Что же из всего этого — живому пристало течь и изменяться, иметь не только друзей, но и врагов. В понимании — сердце любви.

По мне, родная река — редчайшая из возлюбленных. Она так поразительно верна. И не потому, что исправно ждет на условленном навеки месте, готова встретить в любую минуту, без предварительных звонков и уговоров, только явись. Все дело в том, что к ней можно прийти любым: чемпионом мира по лентяйству и смертельно уставшим, переполненным мыслями или пустым, бесполезным, как рассохшаяся бочка, бунтарем и нытиком, брюзгой и остроумцем. У нее настолько много любви ко всякому, кто ее понимает, что она бездонна для всех наших размышлений и переживаний, радостей и горестей, прыжков выше собственной головы, но и приземлений ниже мыслимого для себя достоинства. Ее доверие и чуткость — не игра в интеллигентность. Будто живая, она выслушает и успокоит, поговорит с тобой легкими всплесками и звучными в гулкой летней ночи шорохами или зимним сокровенным журчанием в глубине русла под просевшим у берегов льдом.

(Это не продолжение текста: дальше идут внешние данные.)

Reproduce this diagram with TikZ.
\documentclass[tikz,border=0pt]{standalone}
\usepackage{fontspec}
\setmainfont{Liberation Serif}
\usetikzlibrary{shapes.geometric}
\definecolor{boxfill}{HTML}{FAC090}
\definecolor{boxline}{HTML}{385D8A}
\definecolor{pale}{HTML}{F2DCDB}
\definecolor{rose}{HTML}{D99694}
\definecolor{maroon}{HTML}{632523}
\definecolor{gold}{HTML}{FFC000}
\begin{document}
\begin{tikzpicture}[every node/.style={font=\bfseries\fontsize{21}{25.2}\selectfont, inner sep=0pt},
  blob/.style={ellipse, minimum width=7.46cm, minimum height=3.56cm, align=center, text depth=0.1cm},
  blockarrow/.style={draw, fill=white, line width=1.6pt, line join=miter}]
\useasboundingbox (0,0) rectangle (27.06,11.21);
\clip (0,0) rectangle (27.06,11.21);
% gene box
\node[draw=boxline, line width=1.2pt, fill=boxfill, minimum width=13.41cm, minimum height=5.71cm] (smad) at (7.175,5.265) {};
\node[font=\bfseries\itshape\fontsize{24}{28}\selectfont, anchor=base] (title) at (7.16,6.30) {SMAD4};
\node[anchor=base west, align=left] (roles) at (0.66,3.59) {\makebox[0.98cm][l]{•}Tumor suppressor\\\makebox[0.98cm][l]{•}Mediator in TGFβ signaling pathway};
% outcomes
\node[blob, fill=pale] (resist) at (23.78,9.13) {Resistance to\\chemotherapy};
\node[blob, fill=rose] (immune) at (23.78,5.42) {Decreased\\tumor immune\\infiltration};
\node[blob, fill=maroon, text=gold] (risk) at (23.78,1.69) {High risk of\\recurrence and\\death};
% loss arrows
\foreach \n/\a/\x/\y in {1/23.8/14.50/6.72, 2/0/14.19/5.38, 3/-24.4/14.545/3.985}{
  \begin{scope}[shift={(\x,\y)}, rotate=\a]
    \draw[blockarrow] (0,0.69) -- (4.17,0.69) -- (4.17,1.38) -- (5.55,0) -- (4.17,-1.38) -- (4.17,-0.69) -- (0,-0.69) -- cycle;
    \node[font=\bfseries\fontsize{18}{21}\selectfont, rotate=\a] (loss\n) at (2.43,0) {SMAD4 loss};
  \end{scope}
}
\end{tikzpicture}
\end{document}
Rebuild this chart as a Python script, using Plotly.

Круто поворачивая перед городом, Амур разливается таким просторным плесом, какой редок для земных рек (за другие планеты не ручаюсь). Оказываешься перед ним — невольно застываешь, как перед одним из чудес света, будто перед огромным полотном, яркой картиной, создаваемой на твоих глазах из переменчивой игры волн, порывов ветра, полос ряби, солнечных бликов и отражений облаков, их теней и коротких мазков проплывающих вдали судов.